By Albert Chibuwe PgDip in Media and Society Studies –MSU.

Sunday, April 15, 2007

Why new radio station without national coverage?

Nearly 45% of the rural areas in Zimbabwe do not have access to radio signals and the assertion that radio is the medium of Africa seems to hold very little, if any water if the situation in Zimbabwe is anything to go by. However, the Minister of Information, Dr Sikhanyiso Ndhlovu, on the 6th of April, announced that the government has released $8.5bn for the establishment of a short-wave radio station in Gweru, which will tell the Zimbabwean story to Zimbabweans

Areas that do not receive local radio transmission are those close to the borders, like for example the whole stretch of area from Lupane to Victoria Falls, Beitbridge, Plumtree, Nyamapanda, Binga, Chiredzi and parts of Mberengwa. People in these areas listen to foreign stations, for instance, people in Lupane listen to ZambeziFM and other short-wave radio stations whose content are likely to compromise our territorial sovereignty and integrity.
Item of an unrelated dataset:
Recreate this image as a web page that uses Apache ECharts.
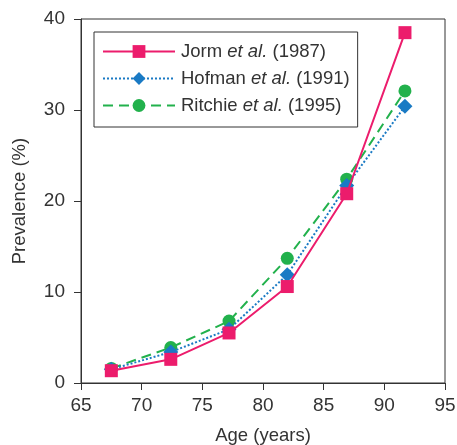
<!DOCTYPE html>
<html>
<head>
<meta charset="utf-8">
<script src="https://cdn.jsdelivr.net/npm/echarts@6/dist/echarts.min.js"></script>
<style>
  html, body { margin: 0; padding: 0; background: #fff; }
  #chart { width: 457px; height: 445px; }
</style>
</head>
<body>
<div id="chart"></div>
<script>
// values: [age, prevalence %]
const jormData = [[67.5, 1.35], [72.4, 2.6], [77.2, 5.5], [82.0, 10.6], [86.9, 20.8], [91.7, 38.5]]
const hofmanData = [[67.5, 1.5], [72.4, 3.4], [77.2, 5.9], [82.0, 11.9], [86.9, 21.7], [91.7, 30.4]]
const ritchieData = [[67.5, 1.6], [72.4, 3.9], [77.2, 6.8], [82.0, 13.7], [86.9, 22.4], [91.7, 32.1]]

const seriesNames = ['Jorm', 'Hofman', 'Ritchie']
const seriesYears = ['1987', '1991', '1995']

const xTicks = { min: 65, max: 95, interval: 5 }
const yTicks = { min: 0, max: 40, interval: 10 }

const font = '"Liberation Sans", Arial, Helvetica, sans-serif'
const textColor = '#333'

const chart = echarts.init(document.getElementById('chart'), null, { renderer: 'canvas' })

chart.setOption({
  animation: false,
  textStyle: { fontFamily: font },
  grid: {
    left: 81,
    right: 12,
    top: 19,
    bottom: 62,
    outerBoundsMode: 'none',
    containLabel: false,
    show: true,
    borderColor: '#333',
    borderWidth: 1
  },
  legend: {
    left: 94,
    top: 32,
    orient: 'vertical',
    data: seriesNames,
    itemWidth: 72,
    itemHeight: 16,
    itemGap: 8,
    padding: [10, 8, 12, 8],
    borderColor: '#333',
    borderWidth: 1,
    formatter: (name) => {
      const i = seriesNames.indexOf(name)
      return name + ' {it|et al.} (' + seriesYears[i] + ')'
    },
    textStyle: {
      fontFamily: font,
      fontSize: 18.5,
      color: textColor,
      padding: [0, 0, 0, 1],
      rich: {
        it: { fontStyle: 'italic', fontFamily: font, fontSize: 18.5, color: textColor }
      }
    }
  },
  xAxis: {
    type: 'value',
    min: xTicks.min,
    max: xTicks.max,
    interval: xTicks.interval,
    name: 'Age (years)',
    nameLocation: 'middle',
    nameGap: 43,
    nameTextStyle: { fontSize: 18.5, color: textColor, fontFamily: font },
    axisLine: { lineStyle: { color: '#333', width: 1 } },
    axisTick: { show: true, inside: false, length: 7, lineStyle: { color: '#333' } },
    axisLabel: { margin: 13, fontSize: 19, color: textColor, fontFamily: font },
    splitLine: { show: false }
  },
  yAxis: {
    type: 'value',
    min: yTicks.min,
    max: yTicks.max,
    interval: yTicks.interval,
    name: 'Prevalence (%)',
    nameLocation: 'middle',
    nameGap: 52,
    nameRotate: 90,
    nameTextStyle: { fontSize: 18.5, color: textColor, fontFamily: font },
    axisLine: { show: true, lineStyle: { color: '#333', width: 1 } },
    axisTick: { show: true, inside: false, length: 7, lineStyle: { color: '#333' } },
    axisLabel: { margin: 16, fontSize: 19, color: textColor, fontFamily: font },
    splitLine: { show: false }
  },
  series: [
    {
      name: 'Ritchie',
      type: 'line',
      data: ritchieData,
      symbol: 'circle',
      symbolSize: 13,
      z: 2,
      itemStyle: { color: '#22B14C' },
      lineStyle: { color: '#22B14C', width: 2, type: [10, 6] }
    },
    {
      name: 'Hofman',
      type: 'line',
      data: hofmanData,
      symbol: 'diamond',
      symbolSize: 15,
      z: 3,
      itemStyle: { color: '#1A7AC4' },
      lineStyle: { color: '#1A7AC4', width: 2, type: [2, 2] }
    },
    {
      name: 'Jorm',
      type: 'line',
      data: jormData,
      symbol: 'rect',
      symbolSize: 13,
      z: 4,
      itemStyle: { color: '#EC1C6C' },
      lineStyle: { color: '#EC1C6C', width: 2 }
    }
  ]
})
</script>
</body>
</html>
These short-wave radio stations have been at the receiving end of government criticism, e.g. Studio 7, Short-wave radio Africa, Voice of the People, as imperialist, anti-government and western propaganda machines. The attacks however, leave many commentators wondering at the logic of increasing the number of stations in the country when there is no nationwide coverage. There have also been talks of why the government is busy attacking foreign radio stations for “telling our story in their own way,” instead of doing their homework and make sure that they (the government), “tell our story in our own way,” and tell it to everyone.

Currently there are four radio stations in the country i.e. Radio Zimbabwe, National FM, Spot FM, and Power FM, all of which are under the national broadcaster Zimbabwe Broadcasting Corporation directly controlled by government. Recently there have been talks of a proposed fifth radio station to be launched in Gweru.
This station according to the Minister of Information, Doctor Sikhanyiso Ndhlovu should tell the Zimbabwean story to Zimbabweans, but the question is how can you tell the Zimbabwean story to Zimbabweans when you cannot access them?

What then is wrong in listening to foreign stations if one cannot access local stations?

By Mufudzi Shumba (Level 2, semester 2, Bsc Media and Society Studies, MSU)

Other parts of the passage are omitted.